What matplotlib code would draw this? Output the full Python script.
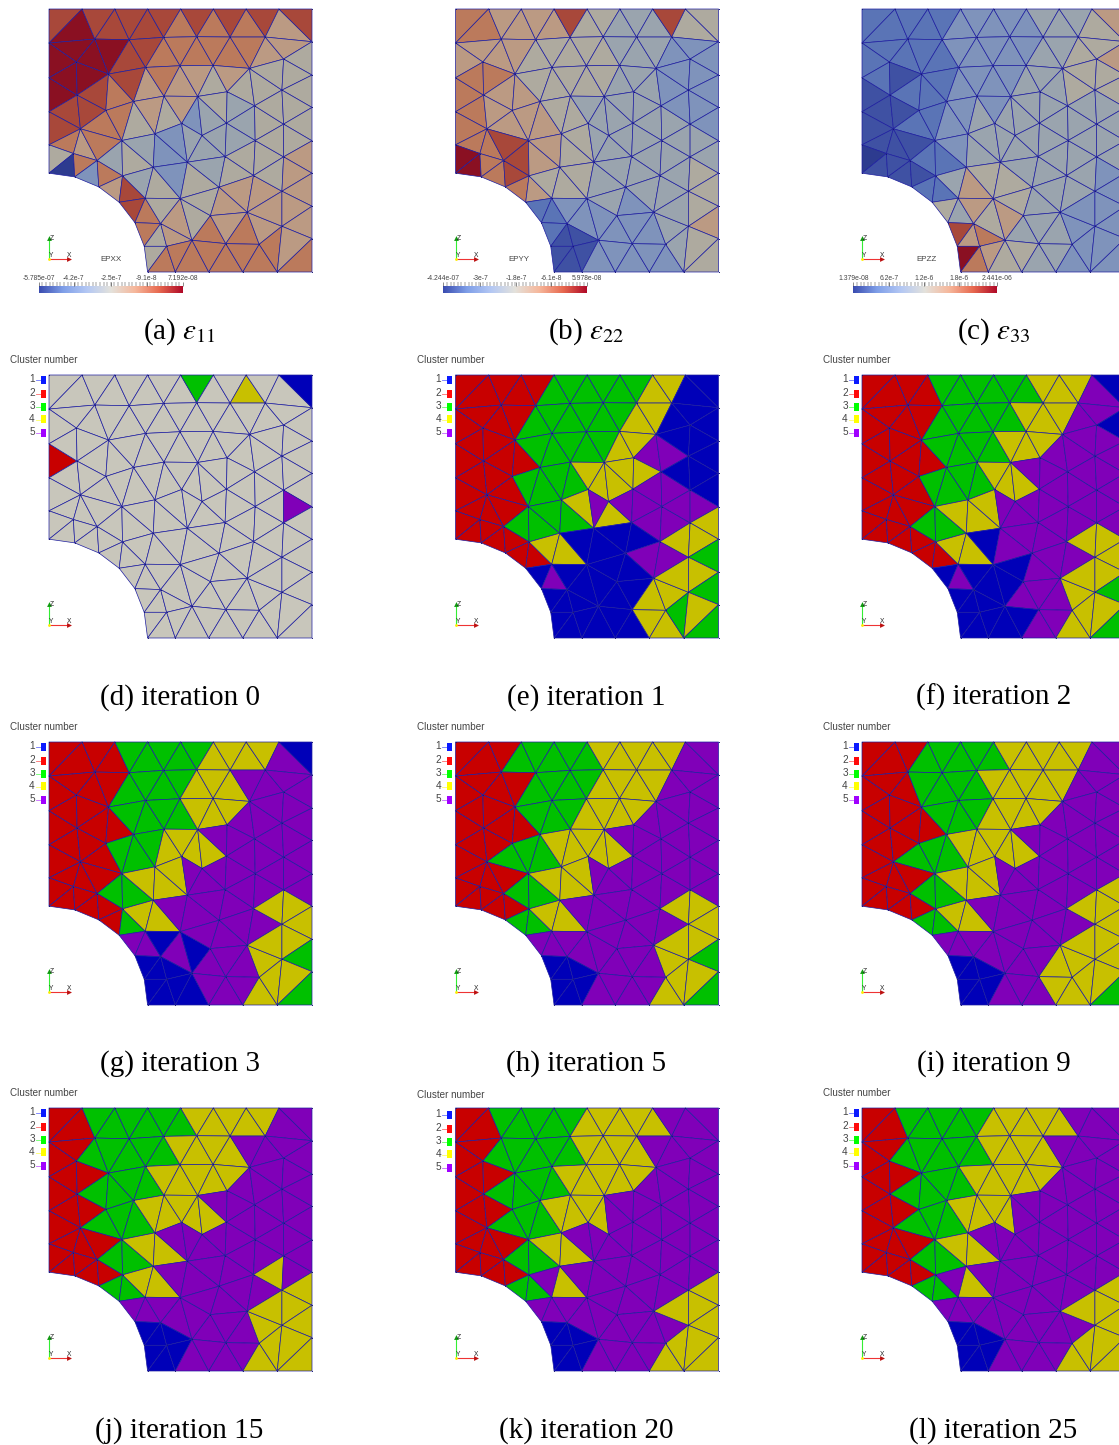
import matplotlib
matplotlib.use("Agg")
import matplotlib.pyplot as plt
import numpy as np
from matplotlib.colors import ListedColormap, LinearSegmentedColormap
from matplotlib.patches import Rectangle

plt.rcParams['font.family'] = ['Liberation Sans', 'DejaVu Sans']
plt.rcParams['mathtext.fontset'] = 'stix'

# ---- mesh nodes (plate coordinates) ----
NODE_NAMES = ("T0 T1 T2 T3 T4 T5 T6 T7 T8 "
              "A0 A1 A2 A3 A4 A5 A6 A7 "
              "L1 B0 B1 B2 B3 B4 B5 B6 B7 "
              "L2 C0 C1 C2 C3 C4 C5 C6 C7 C8 "
              "L3 D0 D1 D2 D3 D4 D5 D6 D7 D8 "
              "L4 E0 E1 E2 E3 E4 E5 E6 E7 E8 "
              "H1 H2 H3 H4 H5 H6 "
              "F0 F1 F2 F3 F4 F5 F6 F7 F8 F9 "
              "G0 G1 G2 G3 b1 b2 b3 b4 b5").split()
NODE_X = [148, 247, 345, 443, 542, 640, 738, 836, 935,
          148, 285, 388, 491, 590, 690, 795, 935,
          148, 230, 326, 437, 540, 639, 748, 850, 935,
          148, 232, 318, 401, 492, 593, 681, 763, 845, 935,
          148, 242, 366, 465, 545, 606, 679, 765, 850, 935,
          148, 221, 292, 368, 460, 562, 675, 760, 850, 935,
          225, 297, 358, 405, 433, 443,
          436, 541, 657, 845, 935, 741, 631, 482, 845, 935,
          576, 677, 777, 500, 526, 626, 728, 831, 935]
NODE_Y = [90, 90, 90, 90, 90, 90, 90, 90, 90,
          192, 180, 182, 175, 173, 174, 174, 188,
          296, 249, 285, 265, 260, 259, 268, 240, 288,
          398, 348, 394, 367, 351, 352, 338, 380, 333, 385,
          497, 449, 484, 464, 433, 469, 432, 484, 435, 485,
          582, 523, 544, 590, 564, 549, 532, 589, 533, 582,
          593, 623, 669, 730, 801, 878,
          657, 658, 624, 636, 681, 699, 709, 733, 741, 778,
          783, 793, 795, 801, 878, 878, 878, 878, 878]

# ---- mesh elements, listed band by band from the top ----
BAND_TRIS = [
    "T0T1A0 T1A1A0 T1T2A1 T2A2A1 T2T3A2 T3A3A2 T3T4A3 T4A4A3 T4T5A4 T5A5A4 T5T6A5 T6A6A5 T6T7A6 T7A7A6 T7T8A7",
    "A0A1B0 A0B0L1 A1B1B0 A1A2B1 A2B2B1 A2A3B2 A3B3B2 A3A4B3 A4B4B3 A4A5B4 A5B5B4 A5A6B5 A6B6B5 A6A7B6 A7B7B6",
    "L1C0L2 L1B0C0 B0B1C0 B1C1C0 B1C2C1 B1B2C2 B2C3C2 B2B3C3 B3C4C3 B3B4C4 B4C5C4 B4B5C5 B5C6C5 B5C7C6 B5B6C7 B6B7C7 B7C8C7",
    "L2C0D0 C0C1D0 C1D1D0 C1C2D1 C2D2D1 C2C3D2 C3D3D2 C3C4D3 C4D4D3 C4D5D4 C4C5D5 C5C6D5 C6D6D5 C6D7D6 C6C7D7 C7C8D7 C8D8D7",
    "L2D0L3 L3D0E0 D0E1E0 D0D1E1 D1E2E1 D1E3E2 D1D2E3 D2E4E3 D2D3E4 D3D4E4 D4E5E4 D4D5E5 D5D6E5 D6E6E5 D6E7E6 D6D7E7 D7D8E7 D8E8E7",
    "L3E0L4 L4E0H1 E0E1H1 H1E1H2 E1E2H2 H2E2H3 E2F0H3 E2E3F0 E3F1F0 E3E4F1 E4F2F1 E4E5F2 E5E6F2 E6F5F2 E6F3F5 E6E7F3 E7E8F3 E8F4F3",
    "H3F0H4 F0F7H4 F0F1F7 F1G0F7 F1F6G0 F1F2F6 F2F5F6 F6G1G0 F6F5G1 F5G2G1 F5F8G2 F5F3F8 F3F4F8 F4F9F8",
    "H4F7H5 H5F7G3 F7G0G3 H5G3H6 G3b1H6 G3G0b1 G0b2b1 G0G1b2 G1b3b2 G1G2b3 G2b4b3 G2F8b4 F8F9b4 F9b5b4",
]

# ---- strain level per element (0 = lowest ... 9 = highest of each field) ----
EPS11 = ["898888878787868", "999988777777665", "99987867665655555", "88775656345445555",
         "876745433444455556", "507376845354566566", "87565567676666", "75657777777767"]
EPS22 = ["776666855444855", "666655555444333", "77766555554443333", "76666554444444333",
         "777886655444444444", "997787655544444455", "22333433334456", "21111133333455"]
EPS33 = ["222223333344456", "222223333344556", "12122233334445555", "11223343444444444",
         "111122344444444444", "011112246554444433", "54656544443333", "86797655443333"]

# ---- cluster number per element (N = unassigned) ----
ITER0 = ["NNNNNNNNGNNYNNB", "NNNNNNNNNNNNNNN", "RNNNNNNNNNNNNNNNN", "NNNNNNNNNNNNNNNNN",
         "NNNNNNNNNNNNNNNNPN", "NNNNNNNNNNNNNNNNNN", "NNNNNNNNNNNNNN", "NNNNNNNNNNNNNN"]
ITER1 = ["RRRRRGGGGGGYYBB", "RRRRGGGGGGYYBBB", "RRRRRGGGGGYYPPBBB", "RRRGGGGYYYYYPPBBB",
         "RRRRGGGGYPYPPPPPPY", "RRRRRRRYYBBBBPPYYG", "BPBBBBBBBYYYYG", "BBBBBBBBBYYGYG"]
ITER2 = ["RRRRGGGGGGYYYPB", "RRRRGGGGGYYYPPB", "RRRRRGGGGYYYPPPPP", "RRRGGGGYYYPPPPPPP",
         "RRRRGGYYYPPPPPPPPP", "RRRRRRRYYBPPPPPYYY", "BPBBBBPPPPYYYG", "BBBBBBBBPPYYYG"]
ITER3 = ["RRRRGGGGGYYYYPB", "RRRRGGGGYYYPPPP", "RRRRRGGGGYYYPPPPP", "RRRGGGYYYYPPPPPPP",
         "RRRRGGYYYPPPPPPPPP", "RRRRRRGYYPPPPPPYYY", "PPBPBPPPPPYYYG", "BBBBBBBPPPYYYG"]
ITER5 = ["RRRGGGGGYYYYYPP", "RRRRGGGGYYYYPPP", "RRRRRGGGYYYYPPPPP", "RRGGGYYYYYPPPPPPP",
         "RRRRGGYYYPPPPPPPPP", "RRRRRGGYYPPPPPPYYY", "PPPPPPPPPPYYYG", "BBBBBBPPPPYYYG"]
ITER9 = ["RRRGGGGGYYYYYPP", "RRRGGGGYYYYYPPP", "RRRRRGGGYYYYPPPPP", "RRGGGYYYYYPPPPPPP",
         "RRRRGGYYYPPPPPPPPY", "RRRRRGGYYPPPPPPYYY", "PPPPPPPPPYYYYY", "BBBBBBPPPYYYYG"]
ITER15 = ["RRGGGGGGYYYYYPP", "RRGGGGGYYYYPPPP", "RRRGGGGYYYYYPPPPP", "RRGGGYYYYYPPPPPPP",
          "RRRRGGYYPPPPPPPPPP", "RRRRRGGYYPPPPPPYPY", "PPPPPPPPPPYYYY", "BBBBBBPPPPYYYY"]
ITER20 = ["RRGGGGGYYYYYPPP", "RRGGGGGYYYYPPPP", "RRRGGGGYYYYYPPPPP", "RRGGGYYYYPPPPPPPP",
          "RRRRGGYYPPPPPPPPPP", "RRRRRGGPYPPPPPPPPY", "PPPPPPPPPPPYYY", "BBBBBBPPPPYYYY"]
ITER25 = ["RRGGGGGYYYYYPPP", "RRGGGGGYYYYPPPP", "RRRGGGGYYYYYPPPPP", "RRGGGYYYYPPPPPPPP",
          "RRRRGGYYPPPPPPPPPP", "RRRRRGGPYPPPPPPPPY", "PPPPPPPPPPPYYY", "BBBBBBPPPPYYYY"]

# ---- texts ----
CAPTIONS = [r"(a) $\varepsilon_{11}$", r"(b) $\varepsilon_{22}$", r"(c) $\varepsilon_{33}$",
            "(d) iteration 0", "(e) iteration 1", "(f) iteration 2",
            "(g) iteration 3", "(h) iteration 5", "(i) iteration 9",
            "(j) iteration 15", "(k) iteration 20", "(l) iteration 25"]
FIELD_NAMES = ["EPXX", "EPYY", "EPZZ"]
BAR_TICKS = [[-5.785e-07, -4.2e-7, -2.5e-7, -9.1e-8, 7.192e-08],
             [-4.244e-07, -3e-7, -1.8e-7, -6.1e-8, 5.978e-08],
             [1.379e-08, 6.2e-7, 1.2e-6, 1.8e-6, 2.441e-06]]
BAR_LABELS = [["-5.785e-07", "-4.2e-7", "-2.5e-7", "-9.1e-8", "7.192e-08"],
              ["-4.244e-07", "-3e-7", "-1.8e-7", "-6.1e-8", "5.978e-08"],
              ["1.379e-08", "6.2e-7", "1.2e-6", "1.8e-6", "2.441e-06"]]
CLUSTER_IDS = ["1", "2", "3", "4", "5"]

# ---- colours ----
CLUSTER_CODES = "BRGYPN"
CLUSTER_COLORS = ["#0000b8", "#c80000", "#00c000", "#c8c000", "#8000b8", "#c8c6bb"]
LEGEND_COLORS = ["#0a1aff", "#ff0a0a", "#00ff00", "#ffff00", "#a000ff"]
STRAIN_COLORS = ["#2d3b8f", "#3f51a3", "#5a74b6", "#7f93bb", "#9aa4ae",
                 "#aeaa9f", "#bb9a83", "#bb7a5c", "#a8483a", "#8a1022"]
BAR_CMAP = LinearSegmentedColormap.from_list(
    "bar", ["#3a4cb0", "#7f9fe8", "#b4c8f4", "#e4e2dc", "#f6b89c", "#e86a50", "#b00a28"])
EDGE = "#1e1ea0d0"

W, H = 1119, 1445
fig = plt.figure(figsize=(W / 100, H / 100), dpi=100, facecolor="white")

names = {n: i for i, n in enumerate(NODE_NAMES)}
triangles = []
for band in BAND_TRIS:
    for t in band.split():
        triangles.append([names[t[0:2]], names[t[2:4]], names[t[4:6]]])
triangles = np.array(triangles)
node_x = np.array(NODE_X, float)
node_y = np.array(NODE_Y, float)

COL_LEFT = [49, 455.5, 862]
ROW_TOP = [9, 375, 742, 1108]
COL_CENTER = [179.5, 586.5, 993.5]
ROW_BASE = [339, 705, 1071, 1438]
BAR_LEFT = [38.7, 443.3, 853.3]
SIZE = 263


def make_axes(col, row):
    ax = fig.add_axes([COL_LEFT[col] / W, 1 - (ROW_TOP[row] + SIZE) / H, SIZE / W, SIZE / H])
    ax.set_xlim(148, 935)
    ax.set_ylim(878, 90)
    ax.axis("off")
    return ax


def draw_mesh(ax, values, cmap, vmax):
    coll = ax.tripcolor(node_x, node_y, triangles, facecolors=values, cmap=cmap,
                        vmin=0, vmax=vmax, edgecolors=EDGE, linewidth=0.5)
    coll.set_antialiased(True)
    coll.set_snap(False)
    coll.set_clip_on(False)
    ax.plot(node_x, node_y, ".", ms=1.4, color="#1a1a70", mew=0, clip_on=False)


def draw_triad(ax):
    ax.plot([148, 148], [838, 778], color="#33ee33", lw=0.8, clip_on=False)
    ax.plot([148, 212], [838, 838], color="#ee3333", lw=0.8, clip_on=False)
    ax.plot([148], [777], marker="^", ms=3.5, color="#119911", mew=0, clip_on=False)
    ax.plot([208], [838], marker=">", ms=3.5, color="#bb1111", mew=0, clip_on=False)
    ax.plot([148], [838], marker="o", ms=2, color="#ffee00", mew=0, clip_on=False)
    for s, x, y in (("Z", 157, 777), ("X", 209, 828), ("Y", 155, 830)):
        ax.text(x, y, s, fontsize=4.8, color="#222222", ha="center", va="center", clip_on=False)


def draw_legend(ax, dy):
    ax.text(32, 45 + dy, "Cluster number", fontsize=7.1, color="#444444", ha="left",
            va="center", clip_on=False)
    for lab, col, y in zip(CLUSTER_IDS, LEGEND_COLORS, [103, 144, 183, 221, 261]):
        ax.text(97, y + dy, lab, fontsize=7.2, color="#444444", ha="center", va="center", clip_on=False)
        ax.plot([108, 122], [y + 3 + dy] * 2, color=col, lw=0.6, alpha=0.6, clip_on=False)
        ax.add_patch(Rectangle((124, y - 10 + dy), 14, 24, facecolor=col, edgecolor="none", clip_on=False))


def draw_bar(col, vmin, vmax, ticks, labels, name, ax):
    bax = fig.add_axes([BAR_LEFT[col] / W, 1 - 293 / H, 144 / W, 7 / H])
    bax.imshow(np.linspace(0, 1, 256)[None, :], aspect="auto", cmap=BAR_CMAP,
               extent=(vmin, vmax, 0, 1))
    bax.set_xlim(vmin, vmax)
    bax.set_yticks([])
    for s in bax.spines.values():
        s.set_visible(False)
    bax.xaxis.tick_top()
    bax.set_xticks(ticks)
    bax.set_xticklabels(labels, fontsize=4.9, color="#444444")
    bax.set_xticks(np.linspace(vmin, vmax, 41), minor=True)
    bax.tick_params(axis="x", which="major", length=3.2, width=0.4, pad=-0.6, color="#333333")
    bax.tick_params(axis="x", which="minor", length=2.8, width=0.35, color="#444444")
    ax.text(334 + col * 3, 841, name, fontsize=5.8, color="#444444", ha="center", va="center",
            clip_on=False)


strain_cmap = ListedColormap(STRAIN_COLORS)
for k, (levels, ticks, labels, name) in enumerate(zip((EPS11, EPS22, EPS33), BAR_TICKS, BAR_LABELS, FIELD_NAMES)):
    ax = make_axes(k, 0)
    vals = np.array([int(c) for c in "".join(levels)], float)
    draw_mesh(ax, vals, strain_cmap, 9)
    draw_triad(ax)
    draw_bar(k, ticks[0], ticks[-1], ticks, labels, name, ax)

cluster_cmap = ListedColormap(CLUSTER_COLORS)
panels = [ITER0, ITER1, ITER2, ITER3, ITER5, ITER9, ITER15, ITER20, ITER25]
for p, labels in enumerate(panels):
    col, row = p % 3, p // 3 + 1
    ax = make_axes(col, row)
    vals = np.array([CLUSTER_CODES.index(c) for c in "".join(labels)], float)
    draw_mesh(ax, vals, cluster_cmap, 5)
    draw_triad(ax)
    draw_legend(ax, 6 if p == 7 else 0)

for i, cap in enumerate(CAPTIONS):
    fig.text(COL_CENTER[i % 3] / W, 1 - ROW_BASE[i // 3] / H, cap, ha="center", va="baseline",
             fontsize=21, family=["Liberation Serif", "DejaVu Serif"], color="black")

fig.savefig("out.png", dpi=100)
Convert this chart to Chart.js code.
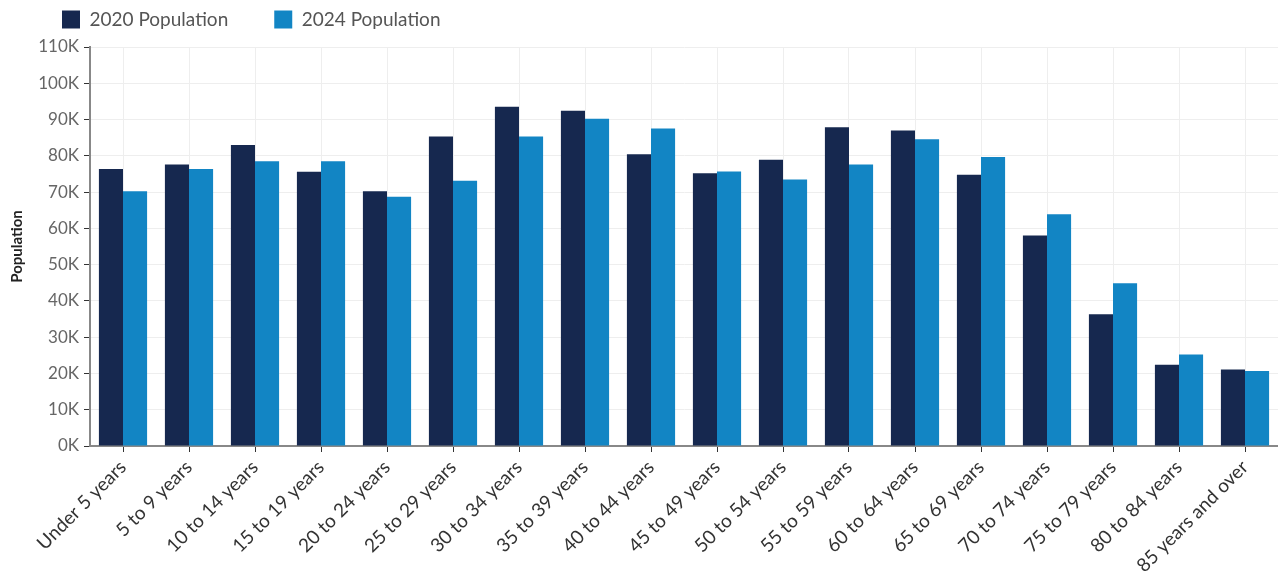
★ ★ ★ ★
#### THE REQUEST
From the listing above, pick out each line where the word "matplotlib" appears.

#### EXERCISE ANSWER
What matplotlib code would draw this? Output the full Python script.
import matplotlib
matplotlib.use("Agg")
import matplotlib.pyplot as plt
from matplotlib.colors import ListedColormap, LinearSegmentedColormap
from matplotlib.patches import Rectangle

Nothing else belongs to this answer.